*Instructions to follow*
Please retype the data in full and exactly; the pictures are not part of the copy.

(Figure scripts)
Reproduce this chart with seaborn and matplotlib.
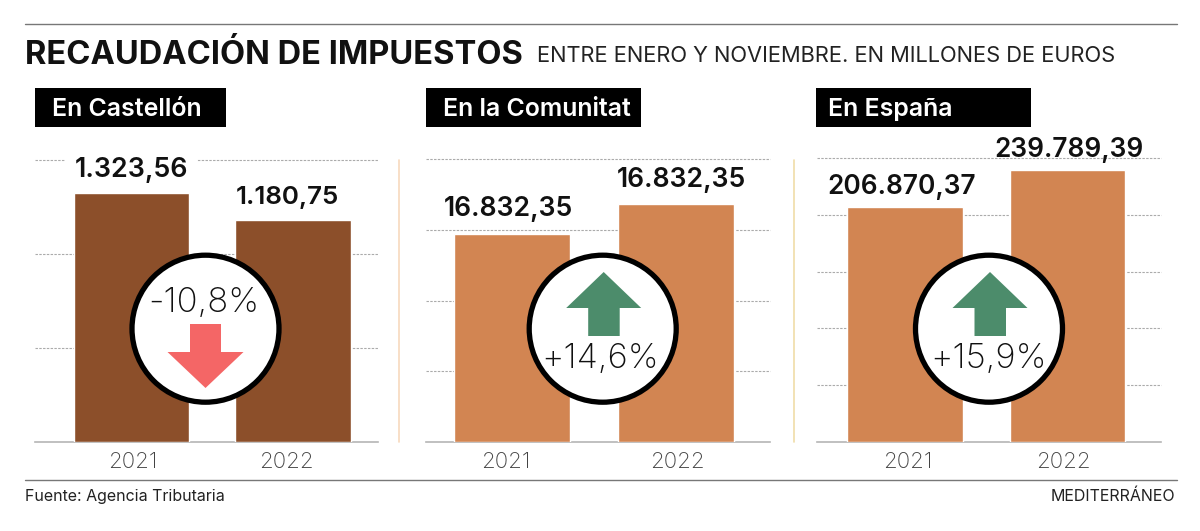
import matplotlib
matplotlib.use('Agg')
import matplotlib.pyplot as plt
import seaborn as sns
from matplotlib.patches import Circle, Polygon, Rectangle

# Data
years = ['2021', '2022']
panel_titles = ['En Castellón', 'En la Comunitat', 'En España']
castellon = [1323.56, 1180.75]
comunitat = [14688.0, 16832.35]  # the 2021 label repeats 16.832,35, the bar is shorter
espana = [206870.37, 239789.39]
castellon_labels = ['1.323,56', '1.180,75']
comunitat_labels = ['16.832,35', '16.832,35']
espana_labels = ['206.870,37', '239.789,39']
changes = ['-10,8%', '+14,6%', '+15,9%']
y_maxes = [1500, 20000, 250000]
y_steps = [500, 5000, 50000]

BROWN = '#8C4F2A'
ORANGE = '#D28552'
GREEN = '#4C8C6B'
RED = '#F46666'

W, H = 1200, 531
sns.set_theme(style='white')
plt.rcParams['font.family'] = ['Inter', 'DejaVu Sans']

fig = plt.figure(figsize=(W / 100, H / 100), dpi=100, facecolor='white')


def panel(values, color, x0, x1, top, xlim, bar_width, y_max, y_step):
    # pixel box of the plot area, y from the top of the image
    bottom = 441.7
    ax = fig.add_axes([x0 / W, 1 - bottom / H, (x1 - x0) / W, (bottom - top) / H])
    sns.barplot(x=years, y=values, color=color, saturation=1, width=bar_width, ax=ax, zorder=3)
    ax.set_xlim(*xlim)
    ax.set_ylim(0, y_max)
    ax.set_yticks(range(y_step, y_max + 1, y_step))
    ax.grid(axis='y', color='#ababab', linestyle=(0, (2.2, 1.2)), linewidth=0.8, clip_on=False)
    ax.set_axisbelow(True)
    ax.tick_params(left=False, bottom=False, labelleft=False, labelbottom=False)
    for side in ['top', 'left', 'right']:
        ax.spines[side].set_visible(False)
    ax.spines['bottom'].set_color('#b5b5b5')
    ax.spines['bottom'].set_linewidth(1.2)
    ax.patch.set_alpha(0)
    return ax


panel(castellon, BROWN, 35, 378, 160, (-0.596, 1.524), 0.714, y_maxes[0], y_steps[0])
panel(comunitat, ORANGE, 426, 770, 159.3, (-0.523, 1.570), 0.707, y_maxes[1], y_steps[1])
panel(espana, ORANGE, 817, 1161, 158.3, (-0.543, 1.576), 0.711, y_maxes[2], y_steps[2])

# Overlay in image pixels for header, labels and badges
ov = fig.add_axes([0, 0, 1, 1], zorder=10)
ov.set_xlim(0, W)
ov.set_ylim(H, 0)
ov.axis('off')

ov.plot([25, 1177], [23.5, 23.5], color='#777777', lw=1)
ov.plot([25, 1177], [480, 480], color='#777777', lw=1)
ov.plot([399, 399], [160, 442], color='#F7D9BE', lw=1.2)
ov.plot([793.5, 793.5], [160, 442], color='#F0DDA8', lw=1.2)

ov.text(25, 64, 'RECAUDACIÓN DE IMPUESTOS', fontsize=23.5, fontweight='bold', color='#111111')
ov.text(537, 62, 'ENTRE ENERO Y NOVIEMBRE. EN MILLONES DE EUROS', fontsize=15.75, color='#222222')

boxes = [(35, 226, 52), (426, 641, 443), (815.5, 1031, 828)]
for (bx0, bx1, tx), title in zip(boxes, panel_titles):
    ov.add_patch(Rectangle((bx0, 88), bx1 - bx0, 39, color='black', lw=0))
    ov.text(tx, 116, title, fontsize=17.9, fontweight='semibold', color='white')

value_labels = castellon_labels + comunitat_labels + espana_labels
label_pos = [(131, 177), (287.5, 204), (508, 216), (681, 187), (902, 194), (1069.5, 157)]
label_sizes = [19.3, 18.7, 19.1, 19.1, 18.9, 18.9]
for i, (text, (lx, ly)) in enumerate(zip(value_labels, label_pos)):
    t = ov.text(lx, ly, text, fontsize=label_sizes[i], fontweight='semibold', color='#111111', ha='center')
    if i == 0:
        t.set_bbox(dict(facecolor='white', edgecolor='none', pad=7))

year_x = [133, 286.5, 505.5, 677.5, 907.5, 1063.5]
for i, yx in enumerate(year_x):
    ov.text(yx, 468, years[i % 2], fontsize=16, fontweight='light', color='#444444', ha='center')

# Badges
centres = [205.5, 602.7, 989]
for cx in centres:
    ov.add_patch(Circle((cx, 328.7), 73.5, facecolor='white', edgecolor='black', lw=3.8))


def arrow_shape(cx, up):
    if up:
        return [(cx + 1, 272), (cx + 38.5, 308), (cx + 17, 308), (cx + 17, 336),
                (cx - 14.5, 336), (cx - 14.5, 308), (cx - 36.5, 308)]
    return [(cx, 388), (cx + 38, 352), (cx + 15.5, 352), (cx + 15.5, 324),
            (cx - 15.5, 324), (cx - 15.5, 352), (cx - 38, 352)]


ov.add_patch(Polygon(arrow_shape(centres[0], False), color=RED, lw=0))
ov.add_patch(Polygon(arrow_shape(centres[1], True), color=GREEN, lw=0))
ov.add_patch(Polygon(arrow_shape(centres[2], True), color=GREEN, lw=0))

change_pos = [(204, 312), (600, 368), (989, 368)]
for text, (lx, ly) in zip(changes, change_pos):
    ov.text(lx, ly, text, fontsize=25, fontweight='light', color='#111111', ha='center')

ov.text(25, 501, 'Fuente: Agencia Tributaria', fontsize=11.5, color='#222222')
ov.text(1175, 501, 'MEDITERRÁNEO', fontsize=11.5, color='#222222', ha='right')

plt.savefig('out.png', dpi=100)
plt.close()
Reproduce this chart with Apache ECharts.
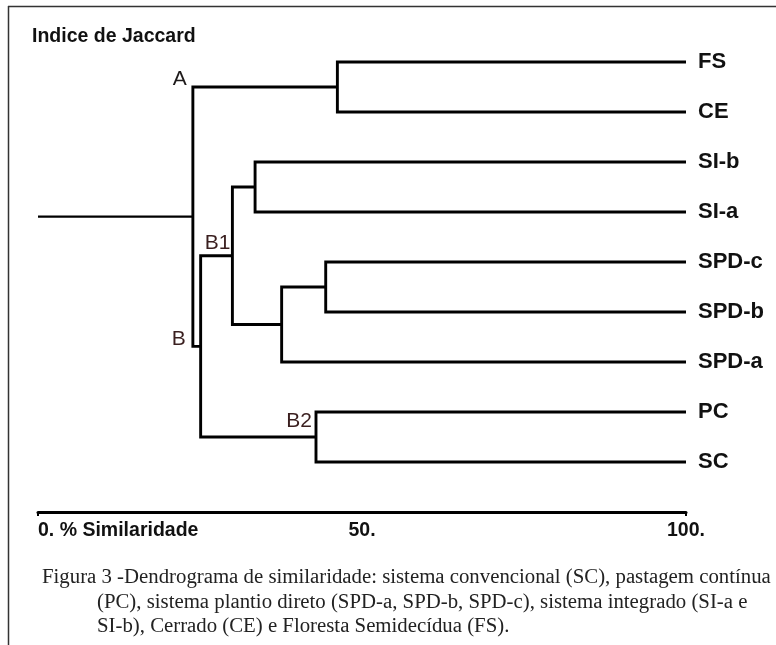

*Final answer*
Reproduce this chart with seaborn and matplotlib.
import matplotlib
matplotlib.use('Agg')
import matplotlib.pyplot as plt
import seaborn as sns
from matplotlib.patches import Circle, Polygon, Rectangle

# Data
years = ['2021', '2022']
panel_titles = ['En Castellón', 'En la Comunitat', 'En España']
castellon = [1323.56, 1180.75]
comunitat = [14688.0, 16832.35]  # the 2021 label repeats 16.832,35, the bar is shorter
espana = [206870.37, 239789.39]
castellon_labels = ['1.323,56', '1.180,75']
comunitat_labels = ['16.832,35', '16.832,35']
espana_labels = ['206.870,37', '239.789,39']
changes = ['-10,8%', '+14,6%', '+15,9%']
y_maxes = [1500, 20000, 250000]
y_steps = [500, 5000, 50000]

BROWN = '#8C4F2A'
ORANGE = '#D28552'
GREEN = '#4C8C6B'
RED = '#F46666'

W, H = 1200, 531
sns.set_theme(style='white')
plt.rcParams['font.family'] = ['Inter', 'DejaVu Sans']

fig = plt.figure(figsize=(W / 100, H / 100), dpi=100, facecolor='white')


def panel(values, color, x0, x1, top, xlim, bar_width, y_max, y_step):
    # pixel box of the plot area, y from the top of the image
    bottom = 441.7
    ax = fig.add_axes([x0 / W, 1 - bottom / H, (x1 - x0) / W, (bottom - top) / H])
    sns.barplot(x=years, y=values, color=color, saturation=1, width=bar_width, ax=ax, zorder=3)
    ax.set_xlim(*xlim)
    ax.set_ylim(0, y_max)
    ax.set_yticks(range(y_step, y_max + 1, y_step))
    ax.grid(axis='y', color='#ababab', linestyle=(0, (2.2, 1.2)), linewidth=0.8, clip_on=False)
    ax.set_axisbelow(True)
    ax.tick_params(left=False, bottom=False, labelleft=False, labelbottom=False)
    for side in ['top', 'left', 'right']:
        ax.spines[side].set_visible(False)
    ax.spines['bottom'].set_color('#b5b5b5')
    ax.spines['bottom'].set_linewidth(1.2)
    ax.patch.set_alpha(0)
    return ax


panel(castellon, BROWN, 35, 378, 160, (-0.596, 1.524), 0.714, y_maxes[0], y_steps[0])
panel(comunitat, ORANGE, 426, 770, 159.3, (-0.523, 1.570), 0.707, y_maxes[1], y_steps[1])
panel(espana, ORANGE, 817, 1161, 158.3, (-0.543, 1.576), 0.711, y_maxes[2], y_steps[2])

# Overlay in image pixels for header, labels and badges
ov = fig.add_axes([0, 0, 1, 1], zorder=10)
ov.set_xlim(0, W)
ov.set_ylim(H, 0)
ov.axis('off')

ov.plot([25, 1177], [23.5, 23.5], color='#777777', lw=1)
ov.plot([25, 1177], [480, 480], color='#777777', lw=1)
ov.plot([399, 399], [160, 442], color='#F7D9BE', lw=1.2)
ov.plot([793.5, 793.5], [160, 442], color='#F0DDA8', lw=1.2)

ov.text(25, 64, 'RECAUDACIÓN DE IMPUESTOS', fontsize=23.5, fontweight='bold', color='#111111')
ov.text(537, 62, 'ENTRE ENERO Y NOVIEMBRE. EN MILLONES DE EUROS', fontsize=15.75, color='#222222')

boxes = [(35, 226, 52), (426, 641, 443), (815.5, 1031, 828)]
for (bx0, bx1, tx), title in zip(boxes, panel_titles):
    ov.add_patch(Rectangle((bx0, 88), bx1 - bx0, 39, color='black', lw=0))
    ov.text(tx, 116, title, fontsize=17.9, fontweight='semibold', color='white')

value_labels = castellon_labels + comunitat_labels + espana_labels
label_pos = [(131, 177), (287.5, 204), (508, 216), (681, 187), (902, 194), (1069.5, 157)]
label_sizes = [19.3, 18.7, 19.1, 19.1, 18.9, 18.9]
for i, (text, (lx, ly)) in enumerate(zip(value_labels, label_pos)):
    t = ov.text(lx, ly, text, fontsize=label_sizes[i], fontweight='semibold', color='#111111', ha='center')
    if i == 0:
        t.set_bbox(dict(facecolor='white', edgecolor='none', pad=7))

year_x = [133, 286.5, 505.5, 677.5, 907.5, 1063.5]
for i, yx in enumerate(year_x):
    ov.text(yx, 468, years[i % 2], fontsize=16, fontweight='light', color='#444444', ha='center')

# Badges
centres = [205.5, 602.7, 989]
for cx in centres:
    ov.add_patch(Circle((cx, 328.7), 73.5, facecolor='white', edgecolor='black', lw=3.8))


def arrow_shape(cx, up):
    if up:
        return [(cx + 1, 272), (cx + 38.5, 308), (cx + 17, 308), (cx + 17, 336),
                (cx - 14.5, 336), (cx - 14.5, 308), (cx - 36.5, 308)]
    return [(cx, 388), (cx + 38, 352), (cx + 15.5, 352), (cx + 15.5, 324),
            (cx - 15.5, 324), (cx - 15.5, 352), (cx - 38, 352)]


ov.add_patch(Polygon(arrow_shape(centres[0], False), color=RED, lw=0))
ov.add_patch(Polygon(arrow_shape(centres[1], True), color=GREEN, lw=0))
ov.add_patch(Polygon(arrow_shape(centres[2], True), color=GREEN, lw=0))

change_pos = [(204, 312), (600, 368), (989, 368)]
for text, (lx, ly) in zip(changes, change_pos):
    ov.text(lx, ly, text, fontsize=25, fontweight='light', color='#111111', ha='center')

ov.text(25, 501, 'Fuente: Agencia Tributaria', fontsize=11.5, color='#222222')
ov.text(1175, 501, 'MEDITERRÁNEO', fontsize=11.5, color='#222222', ha='right')

plt.savefig('out.png', dpi=100)
plt.close()
Reproduce this chart with Apache ECharts.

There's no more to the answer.